In this notebook, we have explored the Breadth-First Search algorithm implemented using NumPy and NetworkX. BFS is a fundamental graph traversal method that systematically explores all vertices of a graph by visiting neighbors at each level before moving to the next level. This level-by-level approach naturally leads to finding the shortest path in unweighted graphs, making BFS an optimal choice for such scenarios. Our implementation leverages NumPy’s efficient array operations and NetworkX’s graph representation capabilities, demonstrating how these tools can be combined to solve graph-related problems effectively. The visualization of the visit order provides an intuitive understanding of how BFS works and why it guarantees the shortest path in unweighted graphs. This algorithm forms the foundation for many more complex graph algorithms and is essential in network analysis, web crawling, social network analysis, and many other applications where finding the most direct connection between nodes is crucial.

14.8. Exercise#

14.8.1. Exercise 1#

After we implemented the BFS algorithm using NumPy, now it’s time to understand the algorithm.
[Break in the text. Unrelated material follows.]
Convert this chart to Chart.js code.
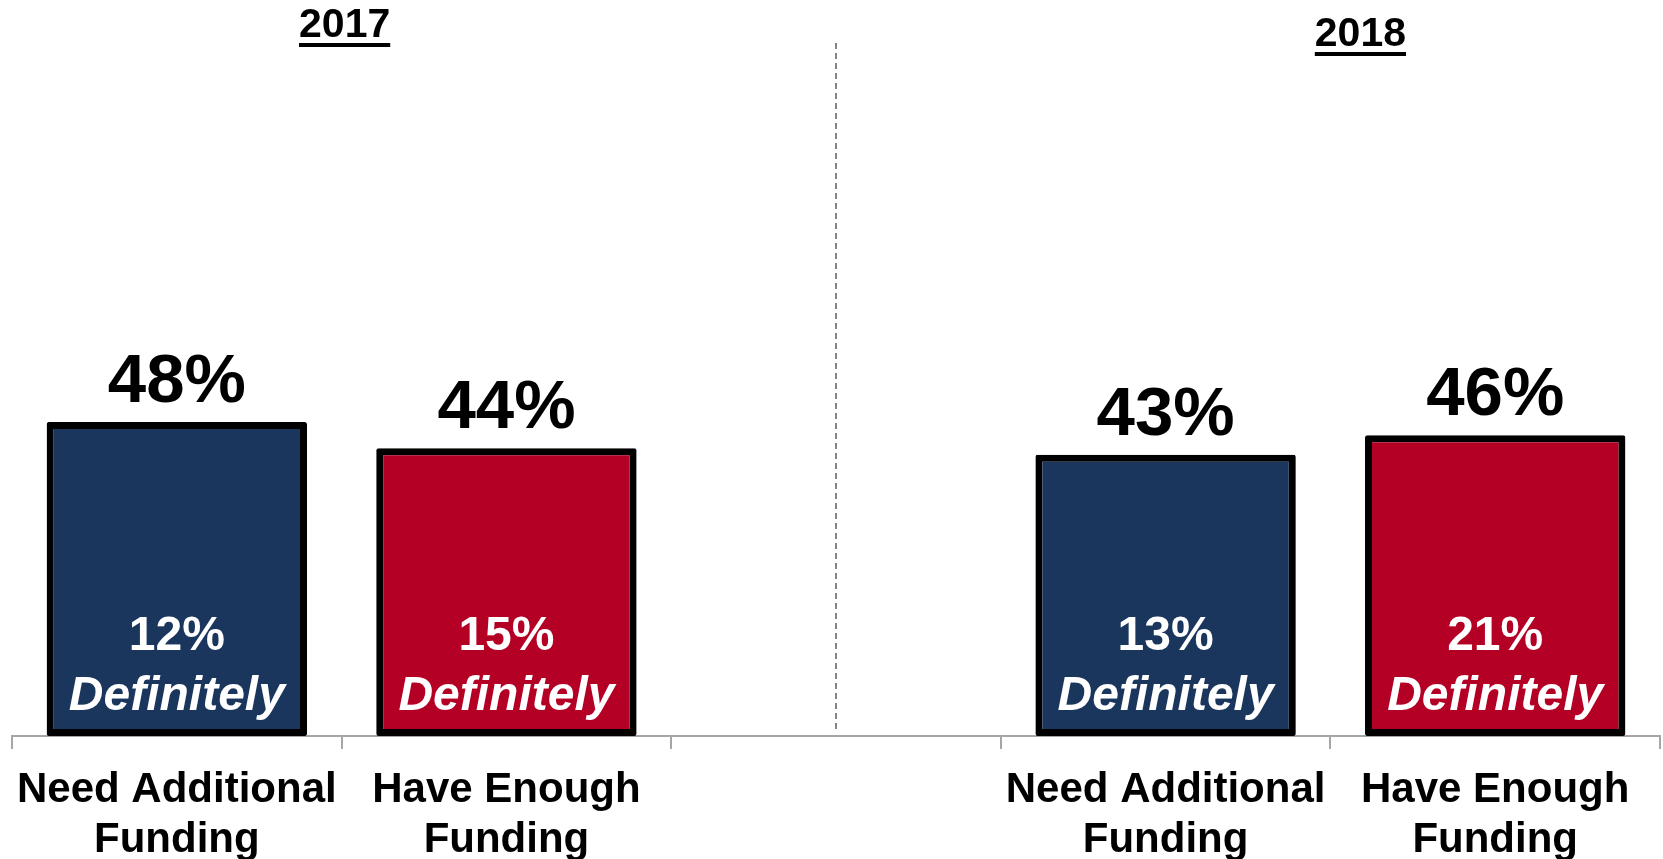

What we want you to do is to explain the algorithm in your own words, and try to execute each step of the algorithm, showing print statements for each step. This will help you understand the algorithm better and see how it works in practice.

14.8.2. Exercise 2#

Apply the BFS algorithm to the synthetic graphs that you generated in the previous notebook, and discuss the results. How does the algorithm perform on these graphs? Why it takes more steps to find the shortest path in some cases?